[A run of records]
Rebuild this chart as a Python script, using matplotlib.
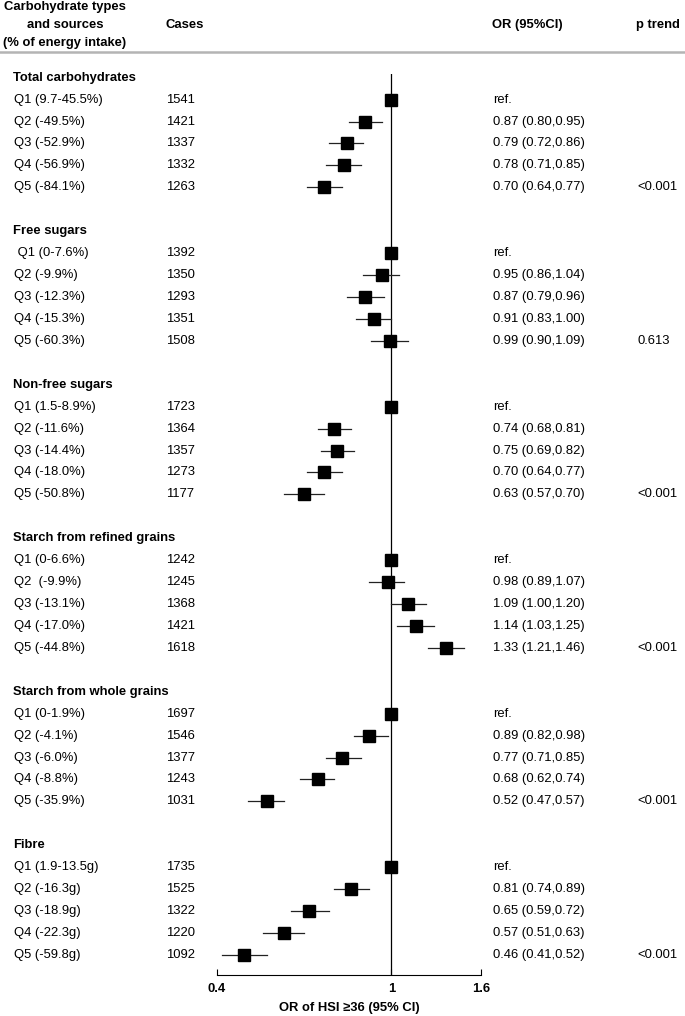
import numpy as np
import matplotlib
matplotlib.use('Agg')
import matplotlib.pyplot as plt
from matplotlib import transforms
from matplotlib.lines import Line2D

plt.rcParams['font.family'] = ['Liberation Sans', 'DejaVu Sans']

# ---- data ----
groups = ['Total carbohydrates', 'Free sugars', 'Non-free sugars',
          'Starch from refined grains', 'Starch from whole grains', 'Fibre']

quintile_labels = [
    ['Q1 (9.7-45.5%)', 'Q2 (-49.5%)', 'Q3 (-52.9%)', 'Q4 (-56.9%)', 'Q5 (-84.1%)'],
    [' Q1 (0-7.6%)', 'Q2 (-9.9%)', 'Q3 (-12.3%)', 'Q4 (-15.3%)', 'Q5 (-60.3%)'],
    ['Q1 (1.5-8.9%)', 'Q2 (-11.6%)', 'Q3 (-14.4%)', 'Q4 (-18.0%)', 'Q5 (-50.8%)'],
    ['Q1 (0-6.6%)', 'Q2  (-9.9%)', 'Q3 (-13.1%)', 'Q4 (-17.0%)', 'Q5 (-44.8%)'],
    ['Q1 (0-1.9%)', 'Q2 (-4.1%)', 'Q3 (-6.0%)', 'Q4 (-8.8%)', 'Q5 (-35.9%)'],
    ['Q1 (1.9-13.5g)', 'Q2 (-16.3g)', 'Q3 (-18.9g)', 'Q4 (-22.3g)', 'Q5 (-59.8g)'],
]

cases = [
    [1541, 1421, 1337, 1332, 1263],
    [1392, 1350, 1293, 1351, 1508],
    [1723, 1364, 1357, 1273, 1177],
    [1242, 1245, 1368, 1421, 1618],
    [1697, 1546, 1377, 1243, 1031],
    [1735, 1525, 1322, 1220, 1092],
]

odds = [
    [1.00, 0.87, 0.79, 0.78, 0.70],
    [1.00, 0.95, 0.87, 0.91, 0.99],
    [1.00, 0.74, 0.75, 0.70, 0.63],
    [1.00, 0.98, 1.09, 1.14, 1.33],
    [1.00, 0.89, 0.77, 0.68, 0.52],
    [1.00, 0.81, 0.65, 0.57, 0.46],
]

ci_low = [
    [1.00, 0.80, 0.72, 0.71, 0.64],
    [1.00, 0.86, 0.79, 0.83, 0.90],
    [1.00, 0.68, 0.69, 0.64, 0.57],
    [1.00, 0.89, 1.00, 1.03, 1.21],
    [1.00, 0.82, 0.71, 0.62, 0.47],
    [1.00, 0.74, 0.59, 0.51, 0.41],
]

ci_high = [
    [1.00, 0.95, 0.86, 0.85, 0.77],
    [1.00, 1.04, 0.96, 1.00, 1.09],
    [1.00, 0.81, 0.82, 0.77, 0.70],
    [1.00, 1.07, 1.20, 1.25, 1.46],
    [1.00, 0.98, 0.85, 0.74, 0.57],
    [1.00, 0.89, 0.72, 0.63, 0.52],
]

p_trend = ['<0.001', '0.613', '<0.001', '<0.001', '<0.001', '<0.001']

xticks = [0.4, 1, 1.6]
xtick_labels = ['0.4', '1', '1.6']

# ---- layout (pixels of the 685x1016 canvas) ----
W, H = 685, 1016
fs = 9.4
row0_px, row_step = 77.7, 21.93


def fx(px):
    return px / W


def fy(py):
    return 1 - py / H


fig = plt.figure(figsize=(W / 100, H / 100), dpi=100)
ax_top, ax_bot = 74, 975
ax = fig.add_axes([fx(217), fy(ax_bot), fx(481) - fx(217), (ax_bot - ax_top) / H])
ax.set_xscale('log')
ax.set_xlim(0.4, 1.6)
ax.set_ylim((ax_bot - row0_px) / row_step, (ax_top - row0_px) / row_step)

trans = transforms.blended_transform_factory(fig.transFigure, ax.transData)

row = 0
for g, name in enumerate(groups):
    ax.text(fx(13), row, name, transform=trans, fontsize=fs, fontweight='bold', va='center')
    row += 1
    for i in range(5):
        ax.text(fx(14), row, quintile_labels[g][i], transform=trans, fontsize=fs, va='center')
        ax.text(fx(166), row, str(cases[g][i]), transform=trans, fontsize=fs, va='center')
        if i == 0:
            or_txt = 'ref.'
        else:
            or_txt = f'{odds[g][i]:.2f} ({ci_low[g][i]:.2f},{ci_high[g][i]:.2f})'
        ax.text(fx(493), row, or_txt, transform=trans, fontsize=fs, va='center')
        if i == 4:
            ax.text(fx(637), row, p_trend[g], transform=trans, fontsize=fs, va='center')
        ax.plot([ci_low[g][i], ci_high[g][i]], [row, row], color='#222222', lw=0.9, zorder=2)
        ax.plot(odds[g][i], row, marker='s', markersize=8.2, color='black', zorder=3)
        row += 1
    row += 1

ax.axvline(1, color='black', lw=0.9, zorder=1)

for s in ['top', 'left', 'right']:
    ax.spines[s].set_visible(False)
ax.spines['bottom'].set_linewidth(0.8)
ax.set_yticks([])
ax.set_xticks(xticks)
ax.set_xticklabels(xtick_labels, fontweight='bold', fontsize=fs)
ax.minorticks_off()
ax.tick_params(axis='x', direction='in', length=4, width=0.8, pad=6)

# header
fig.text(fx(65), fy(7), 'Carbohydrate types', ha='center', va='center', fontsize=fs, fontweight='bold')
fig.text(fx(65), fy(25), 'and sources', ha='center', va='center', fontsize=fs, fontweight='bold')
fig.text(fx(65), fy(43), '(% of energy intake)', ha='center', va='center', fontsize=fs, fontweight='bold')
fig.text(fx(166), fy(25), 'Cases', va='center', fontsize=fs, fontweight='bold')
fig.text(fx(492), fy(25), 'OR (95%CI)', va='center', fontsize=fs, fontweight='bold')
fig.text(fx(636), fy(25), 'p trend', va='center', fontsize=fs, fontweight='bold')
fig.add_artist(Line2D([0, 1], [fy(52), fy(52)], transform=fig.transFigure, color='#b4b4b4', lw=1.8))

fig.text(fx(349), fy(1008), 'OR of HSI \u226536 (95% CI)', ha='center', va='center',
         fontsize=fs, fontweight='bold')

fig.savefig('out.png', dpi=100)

---

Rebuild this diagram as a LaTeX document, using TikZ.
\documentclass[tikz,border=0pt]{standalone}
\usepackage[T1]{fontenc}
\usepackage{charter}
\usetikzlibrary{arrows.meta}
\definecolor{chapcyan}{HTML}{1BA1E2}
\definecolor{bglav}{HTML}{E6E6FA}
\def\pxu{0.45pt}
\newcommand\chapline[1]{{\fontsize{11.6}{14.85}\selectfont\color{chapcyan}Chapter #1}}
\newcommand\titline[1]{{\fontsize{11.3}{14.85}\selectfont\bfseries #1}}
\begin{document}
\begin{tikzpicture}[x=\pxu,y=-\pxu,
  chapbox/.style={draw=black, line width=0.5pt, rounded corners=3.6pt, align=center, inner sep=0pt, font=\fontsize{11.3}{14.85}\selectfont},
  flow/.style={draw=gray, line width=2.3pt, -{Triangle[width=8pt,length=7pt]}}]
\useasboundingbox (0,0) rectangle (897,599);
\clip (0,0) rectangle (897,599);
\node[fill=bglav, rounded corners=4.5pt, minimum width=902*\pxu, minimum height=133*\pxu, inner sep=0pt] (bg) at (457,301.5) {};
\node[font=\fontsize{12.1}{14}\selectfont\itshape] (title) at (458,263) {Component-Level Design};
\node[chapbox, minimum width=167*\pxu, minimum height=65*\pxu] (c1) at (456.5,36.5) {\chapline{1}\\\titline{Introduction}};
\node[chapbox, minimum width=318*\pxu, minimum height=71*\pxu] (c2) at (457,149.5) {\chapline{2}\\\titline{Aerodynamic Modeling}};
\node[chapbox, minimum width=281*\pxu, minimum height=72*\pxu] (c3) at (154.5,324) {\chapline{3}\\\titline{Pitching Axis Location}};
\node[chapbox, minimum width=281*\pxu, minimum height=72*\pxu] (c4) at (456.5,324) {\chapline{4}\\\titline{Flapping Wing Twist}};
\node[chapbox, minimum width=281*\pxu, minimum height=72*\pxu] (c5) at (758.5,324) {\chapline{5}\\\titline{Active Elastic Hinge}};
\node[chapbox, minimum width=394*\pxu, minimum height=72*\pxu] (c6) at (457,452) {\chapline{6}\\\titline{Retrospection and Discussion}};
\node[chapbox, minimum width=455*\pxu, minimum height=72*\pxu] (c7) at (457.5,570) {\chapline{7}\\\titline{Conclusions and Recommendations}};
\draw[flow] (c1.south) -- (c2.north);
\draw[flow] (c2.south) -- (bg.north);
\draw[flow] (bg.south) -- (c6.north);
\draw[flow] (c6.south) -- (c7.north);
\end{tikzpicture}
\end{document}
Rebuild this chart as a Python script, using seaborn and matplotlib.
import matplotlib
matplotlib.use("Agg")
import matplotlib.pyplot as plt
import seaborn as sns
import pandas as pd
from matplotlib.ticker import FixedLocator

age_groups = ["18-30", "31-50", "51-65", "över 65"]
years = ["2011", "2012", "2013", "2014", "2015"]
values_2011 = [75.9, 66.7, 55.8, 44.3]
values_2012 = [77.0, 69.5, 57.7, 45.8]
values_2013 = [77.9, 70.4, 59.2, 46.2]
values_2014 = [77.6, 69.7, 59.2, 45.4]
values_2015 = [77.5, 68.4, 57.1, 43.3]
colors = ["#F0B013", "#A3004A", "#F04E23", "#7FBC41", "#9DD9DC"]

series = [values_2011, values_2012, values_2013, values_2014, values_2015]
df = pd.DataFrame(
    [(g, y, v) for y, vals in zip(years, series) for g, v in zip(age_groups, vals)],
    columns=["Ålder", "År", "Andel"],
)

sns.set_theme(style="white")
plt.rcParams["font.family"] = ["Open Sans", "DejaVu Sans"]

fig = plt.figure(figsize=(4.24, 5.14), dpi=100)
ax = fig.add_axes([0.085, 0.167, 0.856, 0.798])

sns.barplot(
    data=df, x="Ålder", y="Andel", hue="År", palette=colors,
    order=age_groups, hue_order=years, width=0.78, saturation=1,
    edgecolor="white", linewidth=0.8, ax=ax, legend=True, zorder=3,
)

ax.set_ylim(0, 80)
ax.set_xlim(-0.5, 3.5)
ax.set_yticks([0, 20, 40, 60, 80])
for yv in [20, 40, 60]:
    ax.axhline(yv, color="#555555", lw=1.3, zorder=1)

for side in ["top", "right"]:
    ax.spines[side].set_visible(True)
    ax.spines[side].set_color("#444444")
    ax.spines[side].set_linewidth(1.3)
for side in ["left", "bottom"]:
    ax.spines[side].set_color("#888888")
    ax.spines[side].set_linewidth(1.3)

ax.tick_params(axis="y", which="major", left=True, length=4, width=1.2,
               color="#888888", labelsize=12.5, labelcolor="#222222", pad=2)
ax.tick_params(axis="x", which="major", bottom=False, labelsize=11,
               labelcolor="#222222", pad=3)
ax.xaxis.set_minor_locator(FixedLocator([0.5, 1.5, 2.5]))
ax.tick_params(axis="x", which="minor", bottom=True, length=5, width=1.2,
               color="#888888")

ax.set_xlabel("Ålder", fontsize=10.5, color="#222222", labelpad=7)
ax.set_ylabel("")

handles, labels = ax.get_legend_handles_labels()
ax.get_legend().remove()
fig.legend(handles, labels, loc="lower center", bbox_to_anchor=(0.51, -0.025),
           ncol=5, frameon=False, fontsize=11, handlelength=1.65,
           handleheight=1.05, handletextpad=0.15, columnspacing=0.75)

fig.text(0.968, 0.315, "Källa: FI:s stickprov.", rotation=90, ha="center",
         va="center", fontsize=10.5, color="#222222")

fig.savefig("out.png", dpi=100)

---

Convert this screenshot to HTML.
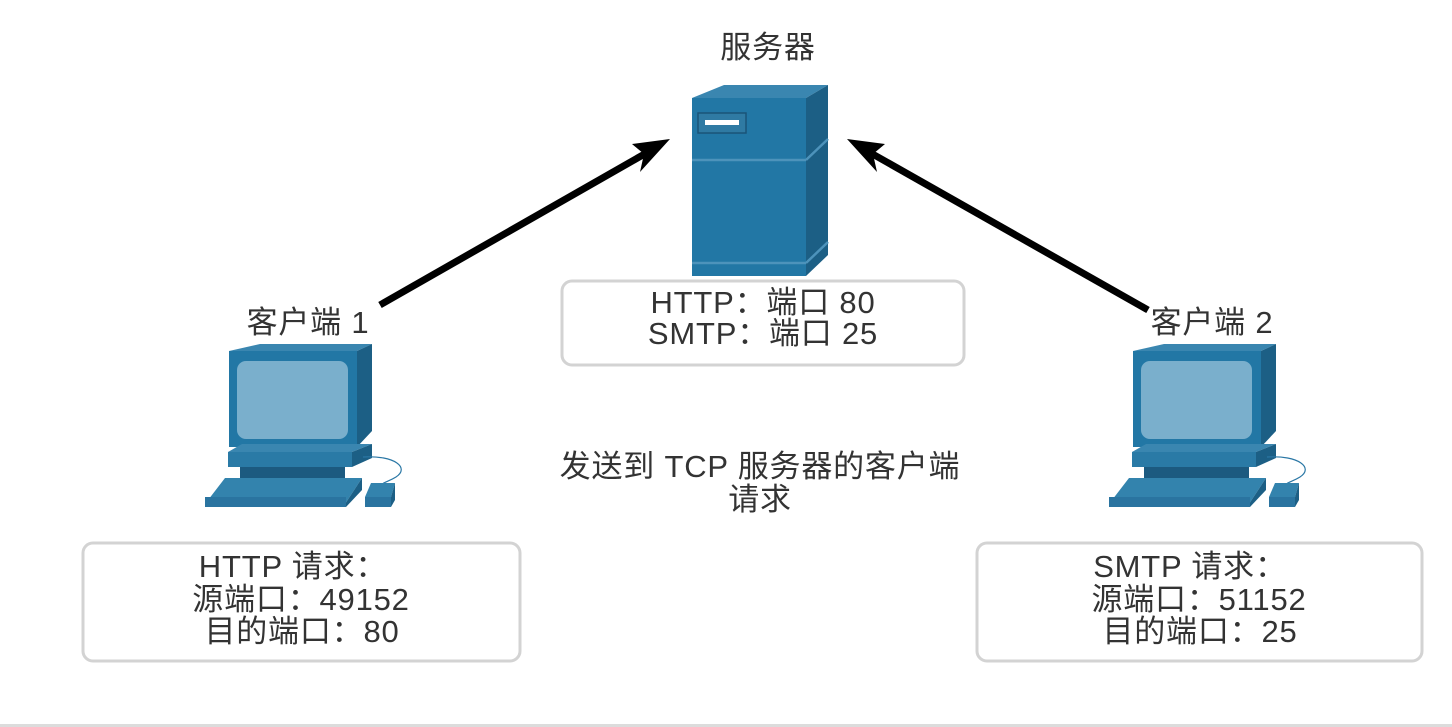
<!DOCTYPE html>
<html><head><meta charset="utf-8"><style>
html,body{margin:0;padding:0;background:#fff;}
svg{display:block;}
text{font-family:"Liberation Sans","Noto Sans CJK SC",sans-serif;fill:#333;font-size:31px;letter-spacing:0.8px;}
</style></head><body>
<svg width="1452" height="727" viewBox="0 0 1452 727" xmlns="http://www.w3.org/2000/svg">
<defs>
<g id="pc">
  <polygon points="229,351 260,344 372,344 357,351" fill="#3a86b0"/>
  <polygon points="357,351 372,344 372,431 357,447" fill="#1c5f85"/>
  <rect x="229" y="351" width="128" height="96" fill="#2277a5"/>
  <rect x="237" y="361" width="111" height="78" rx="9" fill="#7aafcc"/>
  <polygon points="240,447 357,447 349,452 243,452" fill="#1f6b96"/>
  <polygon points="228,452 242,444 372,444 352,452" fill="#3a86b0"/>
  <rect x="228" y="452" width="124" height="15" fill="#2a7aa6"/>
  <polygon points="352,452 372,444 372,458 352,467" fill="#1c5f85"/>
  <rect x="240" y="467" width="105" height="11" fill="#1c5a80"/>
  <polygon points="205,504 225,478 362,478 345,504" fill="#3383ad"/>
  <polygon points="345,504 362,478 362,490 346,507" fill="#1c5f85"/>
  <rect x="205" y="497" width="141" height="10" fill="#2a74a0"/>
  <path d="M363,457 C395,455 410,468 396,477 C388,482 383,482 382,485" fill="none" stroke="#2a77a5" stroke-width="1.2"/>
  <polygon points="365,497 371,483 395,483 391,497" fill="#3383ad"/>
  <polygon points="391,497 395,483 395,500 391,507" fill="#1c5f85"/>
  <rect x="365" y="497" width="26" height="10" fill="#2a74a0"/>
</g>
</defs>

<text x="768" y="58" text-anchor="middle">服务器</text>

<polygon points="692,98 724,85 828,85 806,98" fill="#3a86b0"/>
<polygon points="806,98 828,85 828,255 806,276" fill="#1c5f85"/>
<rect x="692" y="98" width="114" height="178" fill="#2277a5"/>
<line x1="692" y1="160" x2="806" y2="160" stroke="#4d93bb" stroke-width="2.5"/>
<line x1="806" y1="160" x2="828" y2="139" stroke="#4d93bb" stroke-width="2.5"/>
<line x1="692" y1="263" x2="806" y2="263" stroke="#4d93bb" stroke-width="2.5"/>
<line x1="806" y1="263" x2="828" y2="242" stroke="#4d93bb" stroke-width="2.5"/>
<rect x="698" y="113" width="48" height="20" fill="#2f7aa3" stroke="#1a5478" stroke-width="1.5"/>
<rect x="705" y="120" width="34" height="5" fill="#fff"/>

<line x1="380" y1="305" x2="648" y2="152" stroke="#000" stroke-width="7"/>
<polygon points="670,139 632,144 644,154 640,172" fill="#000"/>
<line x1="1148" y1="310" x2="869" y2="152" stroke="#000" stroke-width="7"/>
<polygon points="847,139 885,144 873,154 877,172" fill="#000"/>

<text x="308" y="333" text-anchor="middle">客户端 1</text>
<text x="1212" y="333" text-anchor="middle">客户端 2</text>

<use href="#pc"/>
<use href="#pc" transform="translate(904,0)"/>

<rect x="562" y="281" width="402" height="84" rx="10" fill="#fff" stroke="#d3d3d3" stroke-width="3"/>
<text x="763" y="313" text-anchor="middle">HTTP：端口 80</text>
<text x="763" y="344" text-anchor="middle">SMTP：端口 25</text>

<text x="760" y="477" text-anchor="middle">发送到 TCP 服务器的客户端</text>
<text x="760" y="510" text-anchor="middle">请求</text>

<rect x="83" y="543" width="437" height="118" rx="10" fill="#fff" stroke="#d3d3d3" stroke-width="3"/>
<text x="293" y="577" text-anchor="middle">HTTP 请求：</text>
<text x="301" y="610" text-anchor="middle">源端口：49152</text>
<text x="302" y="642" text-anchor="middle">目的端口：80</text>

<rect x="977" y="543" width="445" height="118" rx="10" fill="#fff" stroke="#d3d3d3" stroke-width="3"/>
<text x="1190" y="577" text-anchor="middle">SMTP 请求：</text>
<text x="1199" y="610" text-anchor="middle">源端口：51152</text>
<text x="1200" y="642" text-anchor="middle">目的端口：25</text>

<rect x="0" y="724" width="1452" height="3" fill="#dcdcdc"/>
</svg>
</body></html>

◆ DO THIS
Only the lines from the one with "Rebuild this chart as a Python script, using matplotlib." through the one with "plt.rcParams['font.family'] = ['Liberation", both included, go in the copy, exactly as written. Leave the pictures behind.

◆ SOLUTION TO THE EXERCISE
Rebuild this chart as a Python script, using matplotlib.
import numpy as np
import matplotlib
matplotlib.use('Agg')
import matplotlib.pyplot as plt
from matplotlib import transforms
from matplotlib.lines import Line2D

plt.rcParams['font.family'] = ['Liberation Sans', 'DejaVu Sans']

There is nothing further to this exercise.